Enacting paid family and medical leave and subsidized child care laws—as the Center for American Progress has proposed—would not only help squeezed Millennial families cope in the short term with lost wages and high child care costs but also permanently raise Millennial mothers’ wages, as they would need to take less time off from work to care for their families and would find it easier to hold full-time jobs.
Conclusion
The U.S. economy has not rewarded young workers for achieving the highest educational attainment of any generation and working in a more productive economy; today’s 30-year-old workers barely make more than workers that age did 30 years ago. Monetary policy and changes to labor law that make it easier for workers to bargain for raises, combined with family-friendly policies that reduce the motherhood earnings penalty, would help Millennials not just catch up with the gains of previous generations but also leap ahead.
Appendix
The compensation numbers are based on the author’s analysis of hourly wage data from the Bureau of the Census’ Current Population Survey, or CPS, Outgoing Rotation Group using extracts from the Center for Economic and Policy Research. The compensation numbers include workers who are employed, not self-employed, and do not work in the public or agricultural sectors. Focusing on private-sector, nonagricultural workers provides a group of workers that is comparable to the industries that the Bureau of Labor Statistics uses to measure productivity—nonfarm business.
The author calculated net productivity—output per hour minus depreciation—using data on gross output per hour from the Bureau of Labor Statistics Major Sector Productivity and Cost database and net output from the Federal Reserve Economic Data of the Federal Reserve Bank of St. Louis.
The author adjusted the wage numbers for inflation using the Personal Consumption Expenditures chain-type price index, or PCE. There exists an important debate about the correct inflation index to use for adjusting wages and incomes for inflation. The other main inflation index—the Consumer Price Index research series using current methods, or CPI-U-RS—shows more inflation than the PCE. Using the CPI-U-RS would depress Millennial wages further relative to previous generations.
What matters to employers is not just wages but also the cost of an employee—which also includes the cost of benefits such as employers’ health insurance premiums. These benefits have been taking up an increasing share of compensation, so looking at wages alone would tend to understate the growth of compensation. Unfortunately, the CPS data we used do not report compensation.
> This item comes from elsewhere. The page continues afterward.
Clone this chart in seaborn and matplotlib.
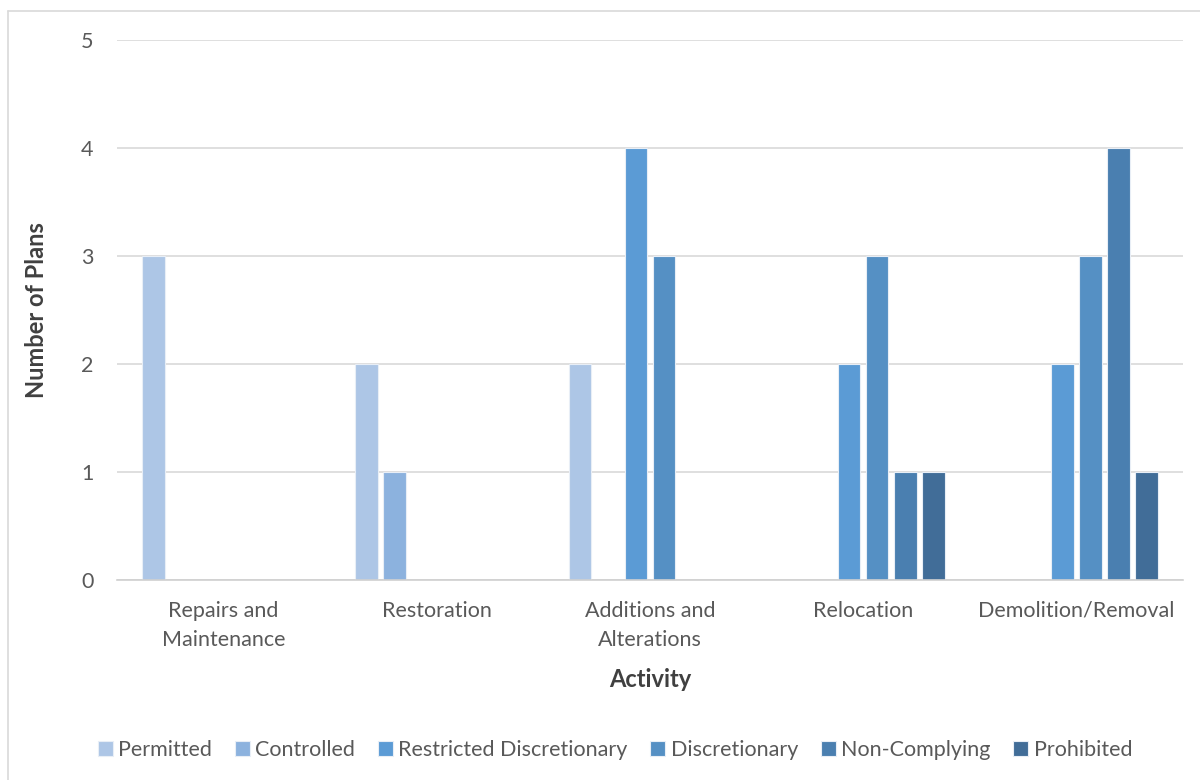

We resolved this as others have: by taking the ratio of compensation to wages reported in the Bureau of Economic Analysis’ National Income and Product Accounts, or NIPA, tables and multiplying it by median wages. While this ratio is not necessarily the ratio of compensation to wages of the median hour worked, evidence suggests that the distribution of nonwage benefits is more unequal than that of wages and that the share of compensation coming from benefits rises with wages. Using the NIPA ratio thus would tend to overstate the median Millennial worker’s compensation relative to the median Gen Xer’s.
Brendan V. Duke is the Associate Director for Economic Policy at the Center for American Progress. He recently turned 30 years old.